The ambitious plan also calls for a national rent control standard and other tenant rights, along with purports to combat gentrification, exclusionary zoning, segregation and speculation.

Turner said the funds would come from a tax imposed on the nation’s wealthiest citizens.

“I have never seen a number like that [to address the national housing issue], and that’s what’s needed,” Johnson said. 

The city council member added that here in Durham, gentrification in the city “is growing year by year, and it’s getting worse.”

Johnson said that as a consequence of skyrocketing housing costs, each day Durham is losing longtime residents who can no longer afford to live here.

She took aim too, at Steyer’s visit to McDougald Terrace, calling his run for the Oval Office, “a doomed campaign.”

Most of us, Johnson said, “are closer to being in public housing than we are to being a billionaire.”

Johnson said that most city residents do not make $70,000 a year, the county’s average salary. Nor can they afford the $260,000 to 300,000 homes that are under construction.

Johnson also pointed to the $95 million affordable housing bond that won overwhelming support from voters in November, as a means of “filling in the gaps” over the next five years.

But there has been growing resentment directed at Johnson in recent months.

Last week, Canady led a group of the displaced residents –armed with macaroni and cheese cups–into a city council work session to protest living for several weeks at area hotels.

Most of the residents’ ire targeted Johnson. Nearly every time she spoke the residents shook their little cups like maracas to voice their displeasure.

One of the residents called Johnson the “Marie Antionette of Durham”–“let them eat mac and cheese.”

Impatience and resentment about Johnson simmered to the surface again at the town hall meeting.

The city council member was explaining that rent controls and zoning for affordable housing are illegal in this state.

“If you have ideas for things that we could do in Durham to get the developers to provide more affordable housing that’s legal in the state, I would love to hear them,” she said.

More than a few folk gathered in the auditorium hooted.

“That’s your job!” one woman yelled back at Johnson.

The day before the town hall, Canady gathered in front of the building her fellow residents and supporters, before getting into a cardboard box to protest displaced Mac families living in cramped hotels, and children getting sick from eating mac and cheese cups every day.

Johnson stood across the street while witnessing Canady inside the box. She later tweeted her approval of the “Theatre of the Oppressed” tactics.

Canady was apparently unimpressed by Johnson’s praise.

Canady also invited the current politicians and political candidates to not merely visit public housing communities, but stay “two or three days,” to experience the neighborhoods firsthand.
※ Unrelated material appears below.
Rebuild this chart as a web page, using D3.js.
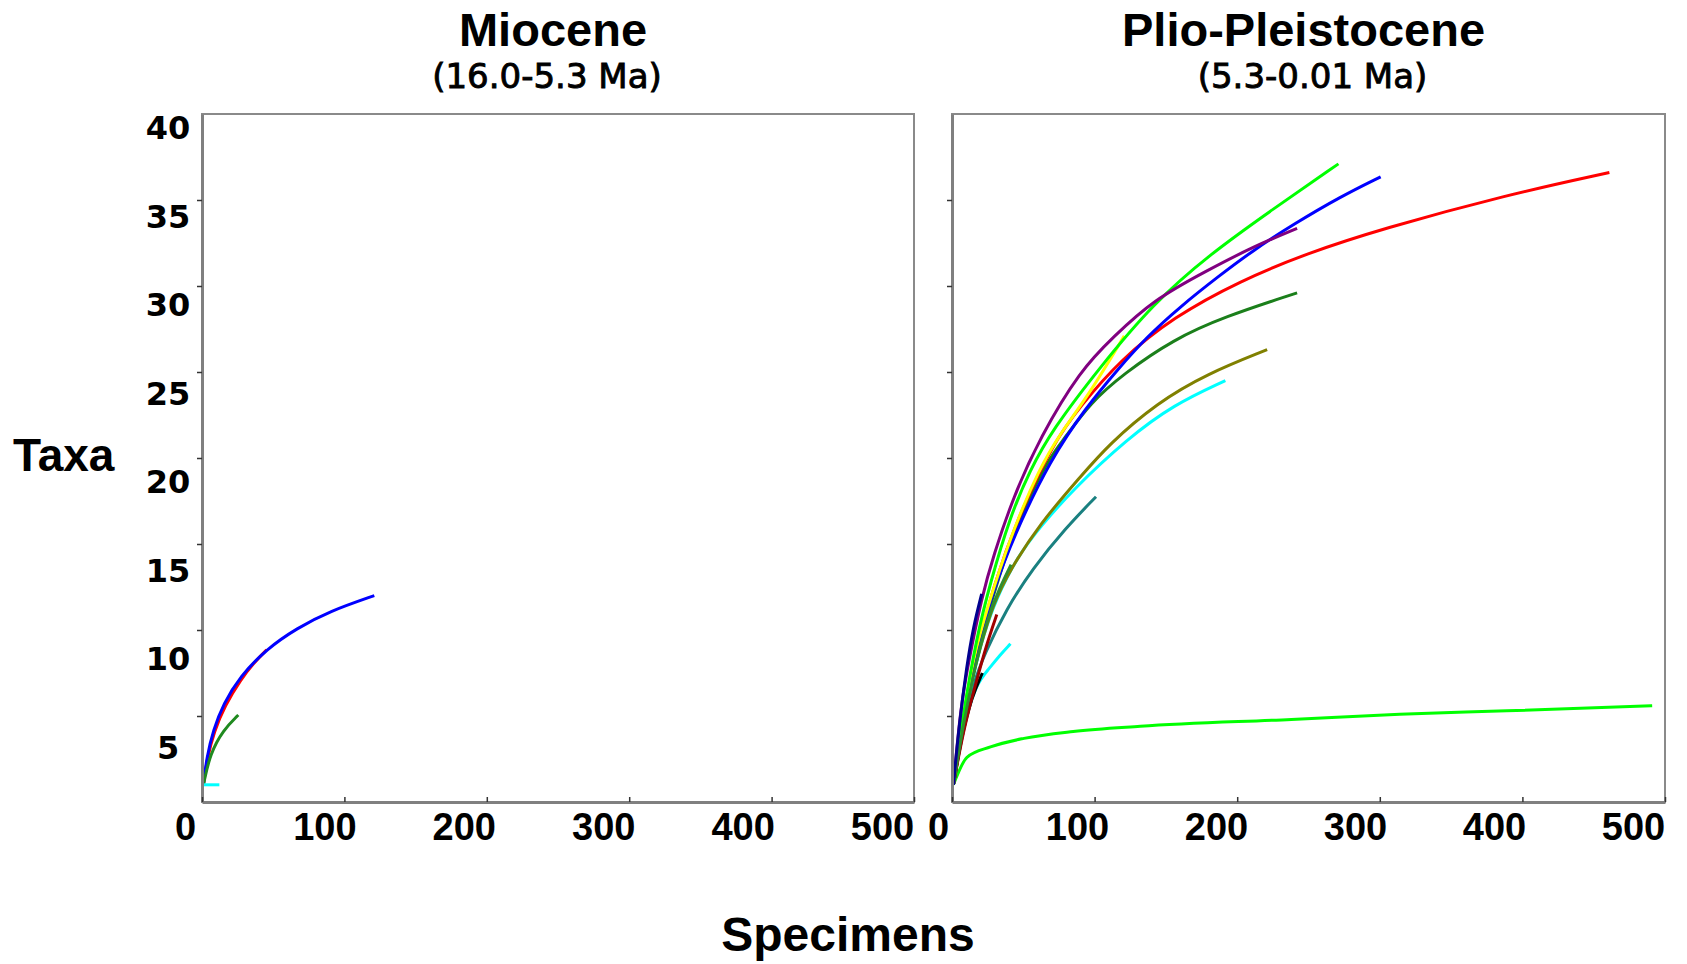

And she took specific aim at Johnson.

“I hope Jillian will come down,” Canady said. “You got politicians running around thinking you owe them something. They owe you.”

Canady signaled that she plans to enter Durham’s political arena with a run for the city council. Canady said if the public health crisis at McDougald Terrace is not addressed with real actions, instead of words, then an election recall is in order, along with replacing the Durham Housing Authority’s board members and the resignation of Anthony Scott, the agency’s chief executive director.

“Because I feel the only way they are going to take us seriously is if we hit them in their pockets,” she said.

Johnson, before Canady spoke, talked about the need to “tax the obscene wealth that’s been hoarded in this country by super-wealthy people.”

She says those who have been most victimized by the housing crisis are looking for someone to blame.

Johnson pointed to years of disinvestment and racist housing policies as the real culprits behind the crisis.

And she added, “the truth is the most talented administration in the world can’t do much without funding.”